Advisors: Duelling reports raise red flag

Conflicting surveys about the income expectations of Canadians heading into retirement are raising advisor eyebrows as well as real concerns.

Advisors: Duelling reports raise red flag
While a new Sun Life study suggests a third of working Canadians fear that they’ll run out of money in retirement, another earlier report released the same week argues as many as 80 per cent think they're right on track. The discrepancy is a red flag, say advisors. 

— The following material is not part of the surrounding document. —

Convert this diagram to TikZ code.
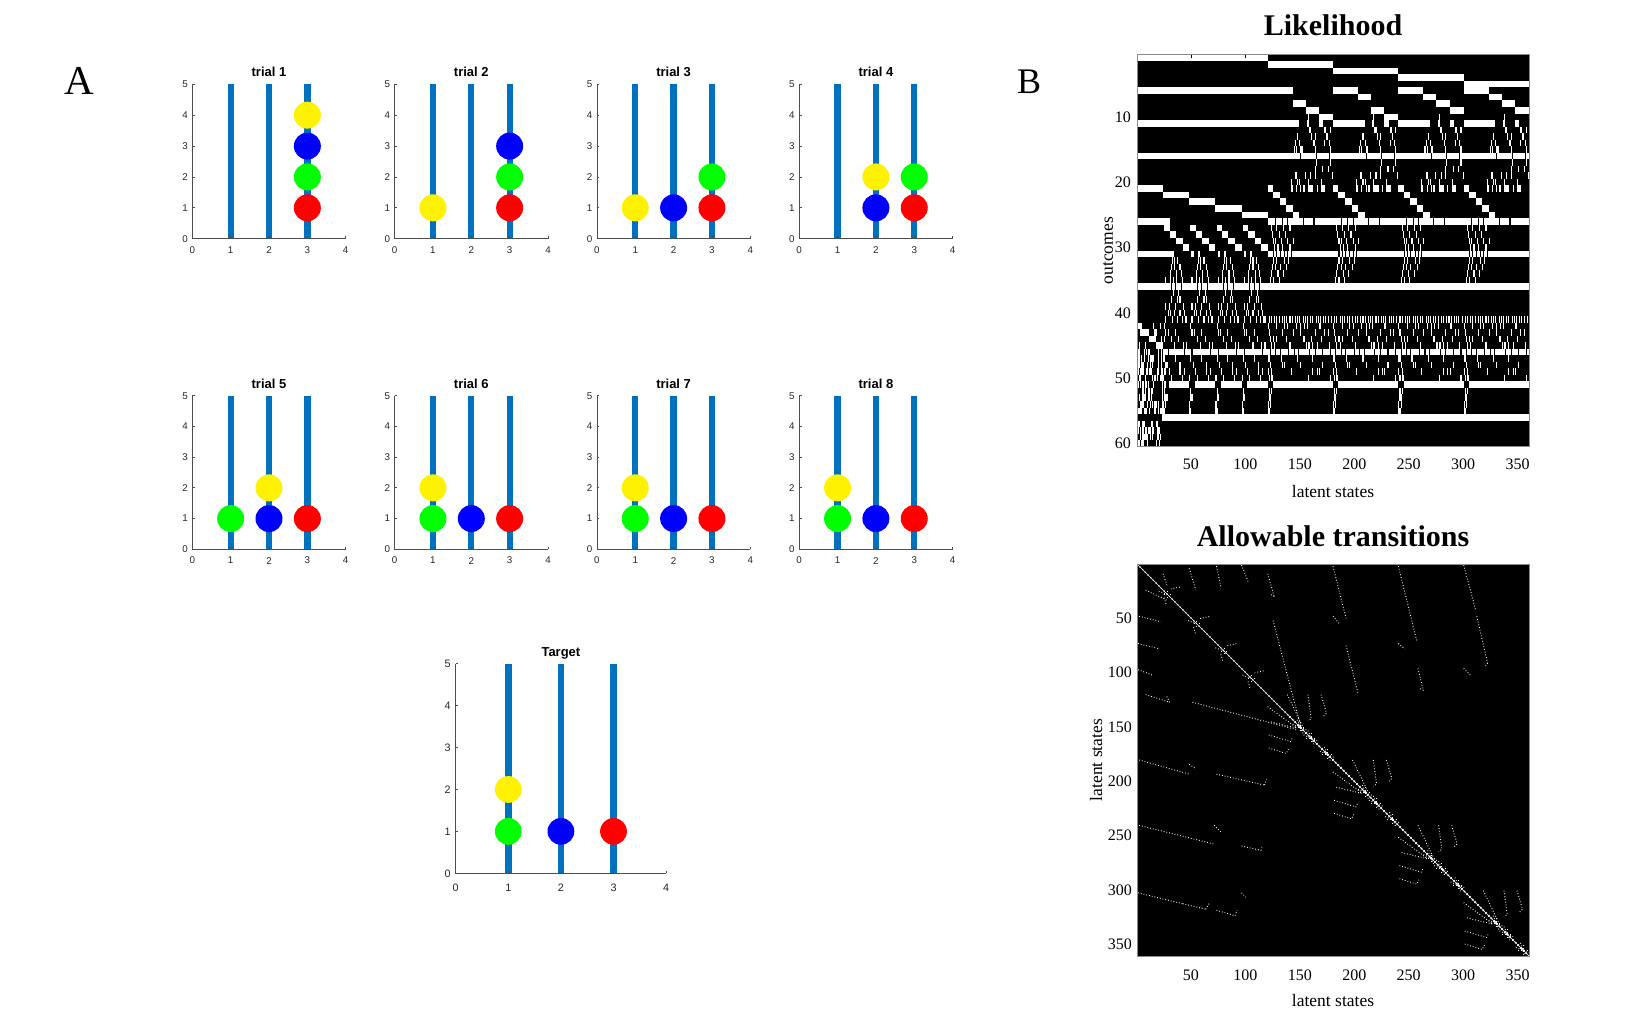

“The (earlier) report says, ‘A couple with two income earners and a constant combined income of $40,000 or less throughout their working life would be able to maintain their standard of living in retirement based solely on income from GIS, OAS and the CPP/OPP’," said Ken MacCoy, a financial planner and life insurance agent at Ritepartner Financial Services. “If one thinks they can enjoy retirement on CPP, OAS, GIS and no other savings, they are dreaming and need to pull their heads out of the sand.”
The survey tracked expectations from working Canadians over the last seven years and also found that just one in seven retirees fear the same risk.
"This really is a tale of two retirements," said Kevin Dougherty, President Sun Life Canada, in the report. "It is striking that in today's economic environment, they've developed a view of retirement that previous generations of workers would not recognize."
The survey comes just days after McKinsey and Company, a consultancy, released a study of their own, citing that four in five Canadians, or 83 per cent, believe that they’re financially on track for retirement.
With conflicting opinions on recent surveys about Canadians’ readiness for retirement, WP reached to an experienced advisor to set the record straight.
“Surveys results can vary greatly and most are based on demographics but not all are often taken into account,” said Ken MacCoy, a financial planner and life insurance agent at Ritepartner Financial Services.
MacCoy took umbrage with the McKinsey report, which analyzed 9,000 households with working Canadians and 3,000 households with retired individuals, saying it was misleading and left out a number of key factors to consider: household debt, retiring with debt, inflation, health issues and the “sandwich generation” to name a few.
Back in the day, you could stay at one job for years and have your house paid off in no time; these days, people don’t have the job-staying power they once did with many switching jobs more frequently.
What’s more, fewer employers are offering pension plans, which is one of the main reasons that Premier Kathleen Wynne is pushing for the Ontario Pension plan.
A recent study from CAPs research report from Benefits Canada, which was sponsored by the three largest pensions providers in Canada, cited as much as 54 per cent of Canadians believe that their employer should be responsible to ensure that the investment choices they make in the employee retirement plan are the best choice for them.
In addition, when asked who should assist them in making decisions, only 48 per cent of Canadians polled mentioned they’d use a financial advisor while 15 per cent said they’d handle their own finances.
With household debt, rising health care costs and real estate, especially, not a factor in the McKinsey report, his opinion falls more in life with the Sun Life survey.
“People often consolidate their debt to reduce their monthly payments, but ultimately pay more,” said MacCoy. “Most Canadians NOT consider a mortgage or car loan debt, yet are retiring owing on both.”
“If you don't have a Health Plan, the cost of drugs is expensive.  For example, I know of an individual to whom I recommended an individual Health Plan to replace his Group Plan on retirement. He procrastinated and missed the deadline. He now pays over $500 a month for drugs for himself & his wife.”

Just one of the realities for which Canadians will ultimately need an advisor to sort out, he added. Line up advisors, Canadians need you!